Asked about the 4.563 kilometre venue, which only returned to the Formula 1 schedule in 2007 after last hosting the Japanese GP in 1977, Heikki added that it is not especially difficult.

"There is no single corner at Fuji that particularly contributes to your laptime. It's relatively easy to understand the corners, and it's not a particularly tricky circuit," he confirmed.

"But it's still a place where you can't afford to make any mistakes, you have to be absolutely precise and extract the maximum from your car to be fast. And that's not easy: you've still got to understand the car and find a good set-up: finding the ideal compromise is the tricky bit."

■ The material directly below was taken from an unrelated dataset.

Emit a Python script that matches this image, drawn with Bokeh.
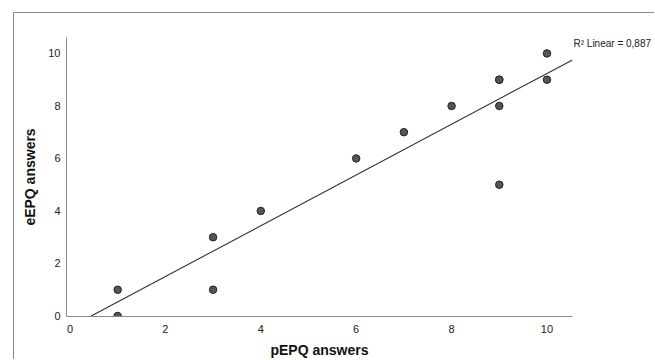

McLaren-Mercedes CEO Martin Whitmarsh meanwhile concurs that Fuji is not especially tough, unless of course it rains.

"It's not a particularly extreme circuit; it's not a place that really places a premium on the car or the driver - unless it's raining, of course. But, as a result, it's a circuit where you really benefit from solid, clever engineering rather than raw power or efficient aerodynamics," he noted.

"This year, we're bringing a number of smaller components to the car ahead of the race and will be working hard with our engineers to ensure that we can maximise our track time in order to get our cars well-balanced. Of course, we are reliant on good weather - and we learnt last year that this is not always forthcoming when you're racing on the side of a mountain!"